Create an Azure Resource Group
az group create --name splunkAIOperatorResourceGroup --location westus2
Create AKS Cluster with Managed Identity Enabled
az aks create -g splunkAIOperatorResourceGroup -n splunkAIOperatorCluster --enable-managed-identity
Get Credentials to Access Cluster
az aks get-credentials --resource-group splunkAIOperatorResourceGroup --name splunkAIOperatorCluster
Get the Kubelet User Managed Identity
Run:
az identity list
Find the section that has <AKS Cluster Name>-agentpool under name. For example, look for the block that contains:
{
"clientId": "a5890776-24e6-4f5b-9b6c-**************",
"id": "/subscriptions/<subscription-id>/resourceGroups/MC_splunkAIOperatorResourceGroup_splunkAIOperatorCluster_westus2/providers/Microsoft.ManagedIdentity/userAssignedIdentities/splunkAIOperatorCluster-agentpool",
"location": "westus2",
"name": "splunkAIOperatorCluster-agentpool",
"principalId": "f0f04120-6a36-49bc--**************",
"resourceGroup": "MC_splunkAIOperatorResourceGroup_splunkAIOperatorCluster_westus2",
"tags": {},
"tenantId": "8add7810-b62a--**************",
"type": "Microsoft.ManagedIdentity/userAssignedIdentities"
}
Extract the principalId value from the output above. Alternatively, use the following command to get the principalId:
az identity show --name <identityName> --resource-group "<resourceGroup>" --query 'principalId' --output tsv
Example:
principalId=$(az identity show --name splunkAIOperatorCluster-agentpool --resource-group "MC_splunkAIOperatorResourceGroup_splunkAIOperatorCluster_westus2" --query 'principalId' --output tsv)
echo $principalId
Output:
f0f04120-6a36-49bc--**************
Assign Read-Write Access for Kubelet User Managed Identity to the Storage Account
Use the principalId from the above section and assign it to the storage account:
az role assignment create --assignee "<principalId>" --role 'Storage Blob Data Contributor' --scope /subscriptions/<subscription_id>/resourceGroups/<storageAccountResourceGroup>/providers/Microsoft.Storage/storageAccounts/<storageAccountName>
For Example:
If <storageAccountResourceGroup> is splunkAIOperatorResourceGroup and <storageAccountName> is mystorageaccount, the command would be:
az role assignment create --assignee "f0f04120-6a36-49bc--**************" --role 'Storage Blob Data Contributor' --scope /subscriptions/f428689e-c379-4712--**************/resourceGroups/splunkAIOperatorResourceGroup/providers/Microsoft.Storage/storageAccounts/mystorageaccount
After this command, you can connect to Azure Blob without secrets.
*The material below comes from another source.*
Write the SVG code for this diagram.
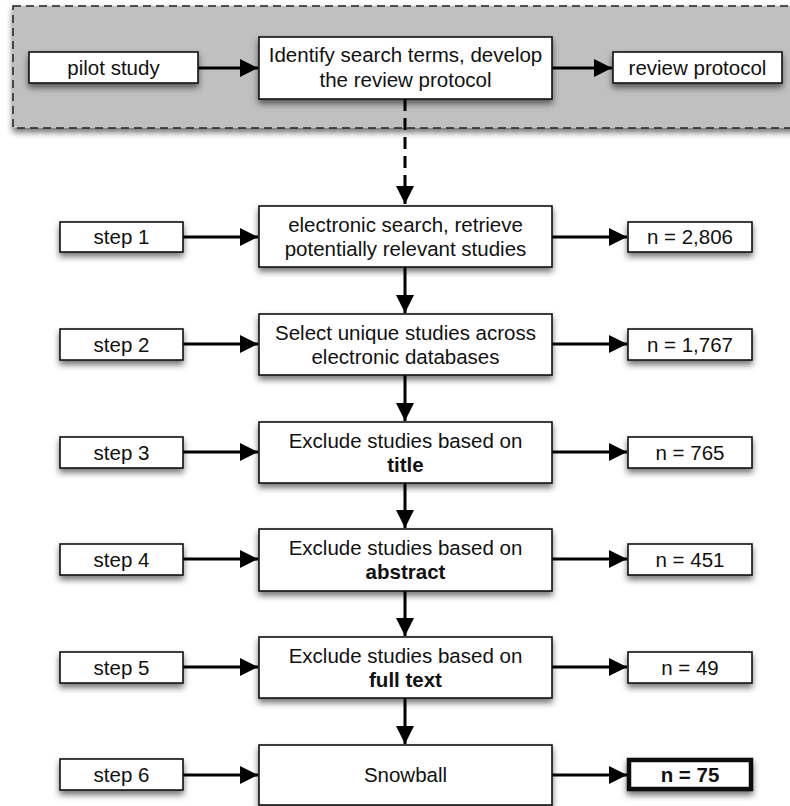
<svg xmlns="http://www.w3.org/2000/svg" width="790" height="806" viewBox="0 0 790 806">
  <style>
    text { font-family: "Liberation Sans", Arial, Helvetica, sans-serif; font-size: 20.5px; fill: #111; text-anchor: middle; }
    .b { font-weight: bold; }
    .box { fill: #fff; stroke: #111; stroke-width: 1.6; }
    .thick { fill: #fff; stroke: #111; stroke-width: 4.5; }
    .panel { fill: #c0c0c0; stroke: #222; stroke-width: 1.5; stroke-dasharray: 8 5; }
    .link { fill: none; stroke: #000; stroke-width: 3; }
    .dash { fill: none; stroke: #000; stroke-width: 3; stroke-dasharray: 12 7; }
  </style>
  <defs>
    <filter id="shadow" x="-10%" y="-20%" width="120%" height="160%">
      <feDropShadow dx="0" dy="4" stdDeviation="3" flood-color="#000" flood-opacity="0.55"/>
    </filter>
    <marker id="head" viewBox="0 0 10 10" refX="10" refY="5" markerWidth="7.6" markerHeight="6" markerUnits="strokeWidth" orient="auto">
      <path d="M0,0 L10,5 L0,10 Z" fill="#000"/>
    </marker>
  </defs>

  <!-- protocol development panel -->
  <g id="panel">
    <rect class="panel" x="13" y="6" width="790" height="122" filter="url(#shadow)"/>
  </g>

  <!-- connectors -->
  <g id="connectors">
    <line class="link" x1="198" y1="68" x2="258" y2="68" marker-end="url(#head)"/>
    <line class="link" x1="552" y1="68" x2="612" y2="68" marker-end="url(#head)"/>
    <line class="dash" x1="405" y1="99" x2="405" y2="204" marker-end="url(#head)"/>

    <line class="link" x1="183" y1="237" x2="258" y2="237" marker-end="url(#head)"/>
    <line class="link" x1="552" y1="237" x2="627" y2="237" marker-end="url(#head)"/>
    <line class="link" x1="405" y1="267" x2="405" y2="313" marker-end="url(#head)"/>

    <line class="link" x1="183" y1="344" x2="258" y2="344" marker-end="url(#head)"/>
    <line class="link" x1="552" y1="344" x2="627" y2="344" marker-end="url(#head)"/>
    <line class="link" x1="405" y1="375" x2="405" y2="421" marker-end="url(#head)"/>

    <line class="link" x1="183" y1="452" x2="258" y2="452" marker-end="url(#head)"/>
    <line class="link" x1="552" y1="452" x2="627" y2="452" marker-end="url(#head)"/>
    <line class="link" x1="405" y1="483" x2="405" y2="528" marker-end="url(#head)"/>

    <line class="link" x1="183" y1="559" x2="258" y2="559" marker-end="url(#head)"/>
    <line class="link" x1="552" y1="559" x2="627" y2="559" marker-end="url(#head)"/>
    <line class="link" x1="405" y1="591" x2="405" y2="636" marker-end="url(#head)"/>

    <line class="link" x1="183" y1="667" x2="258" y2="667" marker-end="url(#head)"/>
    <line class="link" x1="552" y1="667" x2="627" y2="667" marker-end="url(#head)"/>
    <line class="link" x1="405" y1="698" x2="405" y2="744" marker-end="url(#head)"/>

    <line class="link" x1="183" y1="775" x2="258" y2="775" marker-end="url(#head)"/>
    <line class="link" x1="552" y1="775" x2="627" y2="775" marker-end="url(#head)"/>
  </g>

  <!-- top row -->
  <g id="pilot-study">
    <rect class="box" x="29" y="52" width="169" height="31" filter="url(#shadow)"/>
    <text x="113.5" y="75">pilot study</text>
  </g>
  <g id="identify-terms">
    <rect class="box" x="259" y="37" width="293" height="62" filter="url(#shadow)"/>
    <text x="405.5" y="62">Identify search terms, develop</text>
    <text x="405.5" y="87">the review protocol</text>
  </g>
  <g id="review-protocol">
    <rect class="box" x="613" y="52" width="169" height="31" filter="url(#shadow)"/>
    <text x="697.5" y="75">review protocol</text>
  </g>

  <!-- step 1 -->
  <g id="step1">
    <rect class="box" x="60" y="222" width="123" height="30" filter="url(#shadow)"/>
    <text x="121.5" y="244">step 1</text>
  </g>
  <g id="search">
    <rect class="box" x="259" y="206" width="293" height="61" filter="url(#shadow)"/>
    <text x="405.5" y="232">electronic search, retrieve</text>
    <text x="405.5" y="256">potentially relevant studies</text>
  </g>
  <g id="n1">
    <rect class="box" x="628" y="222" width="124" height="30" filter="url(#shadow)"/>
    <text x="690" y="244">n = 2,806</text>
  </g>

  <!-- step 2 -->
  <g id="step2">
    <rect class="box" x="60" y="329" width="123" height="31" filter="url(#shadow)"/>
    <text x="121.5" y="351.5">step 2</text>
  </g>
  <g id="unique">
    <rect class="box" x="259" y="314" width="293" height="61" filter="url(#shadow)"/>
    <text x="405.5" y="339.5">Select unique studies across</text>
    <text x="405.5" y="363.5">electronic databases</text>
  </g>
  <g id="n2">
    <rect class="box" x="628" y="329" width="124" height="31" filter="url(#shadow)"/>
    <text x="690" y="351.5">n = 1,767</text>
  </g>

  <!-- step 3 -->
  <g id="step3">
    <rect class="box" x="60" y="437" width="123" height="31" filter="url(#shadow)"/>
    <text x="121.5" y="459.5">step 3</text>
  </g>
  <g id="title-screen">
    <rect class="box" x="259" y="422" width="293" height="61" filter="url(#shadow)"/>
    <text x="405.5" y="447.5">Exclude studies based on</text>
    <text x="405.5" y="471.5" class="b">title</text>
  </g>
  <g id="n3">
    <rect class="box" x="628" y="437" width="124" height="31" filter="url(#shadow)"/>
    <text x="690" y="459.5">n = 765</text>
  </g>

  <!-- step 4 -->
  <g id="step4">
    <rect class="box" x="60" y="544" width="123" height="31" filter="url(#shadow)"/>
    <text x="121.5" y="566.5">step 4</text>
  </g>
  <g id="abstract-screen">
    <rect class="box" x="259" y="529" width="293" height="62" filter="url(#shadow)"/>
    <text x="405.5" y="555">Exclude studies based on</text>
    <text x="405.5" y="579" class="b">abstract</text>
  </g>
  <g id="n4">
    <rect class="box" x="628" y="544" width="124" height="31" filter="url(#shadow)"/>
    <text x="690" y="566.5">n = 451</text>
  </g>

  <!-- step 5 -->
  <g id="step5">
    <rect class="box" x="60" y="652" width="123" height="31" filter="url(#shadow)"/>
    <text x="121.5" y="674.5">step 5</text>
  </g>
  <g id="fulltext-screen">
    <rect class="box" x="259" y="637" width="293" height="61" filter="url(#shadow)"/>
    <text x="405.5" y="662.5">Exclude studies based on</text>
    <text x="405.5" y="686.5" class="b">full text</text>
  </g>
  <g id="n5">
    <rect class="box" x="628" y="652" width="124" height="31" filter="url(#shadow)"/>
    <text x="690" y="674.5">n = 49</text>
  </g>

  <!-- step 6 -->
  <g id="step6">
    <rect class="box" x="60" y="759" width="123" height="31" filter="url(#shadow)"/>
    <text x="121.5" y="781.5">step 6</text>
  </g>
  <g id="snowball">
    <rect class="box" x="259" y="745" width="293" height="60" filter="url(#shadow)"/>
    <text x="405.5" y="782">Snowball</text>
  </g>
  <g id="n-final">
    <rect class="thick" x="629" y="760" width="122" height="29" filter="url(#shadow)"/>
    <text x="690" y="782" class="b">n = 75</text>
  </g>
</svg>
Granular Access: Azure allows “Managed Identities” assignment at the “storage accounts” level as well as at specific containers (buckets) levels. A managed identity assigned read permissions at a storage account level will have read access for all containers within that storage account. As a good security practice, assign the managed identity to only the specific containers it needs to access, rather than the entire storage account.
Avoid Shared Access Keys: In contrast to “Managed Identities”, Azure allows “shared access keys” configurable only at the storage accounts level. When using the secretRef configuration in the CRD, the underlying secret key will allow both read and write access to the storage account (and all containers within it). Based on your security needs, consider using “Managed Identities” instead of secrets. Additionally, there’s no automated way to rotate the secret key, so if you’re using these keys, rotate them regularly (e.g., every 90 days).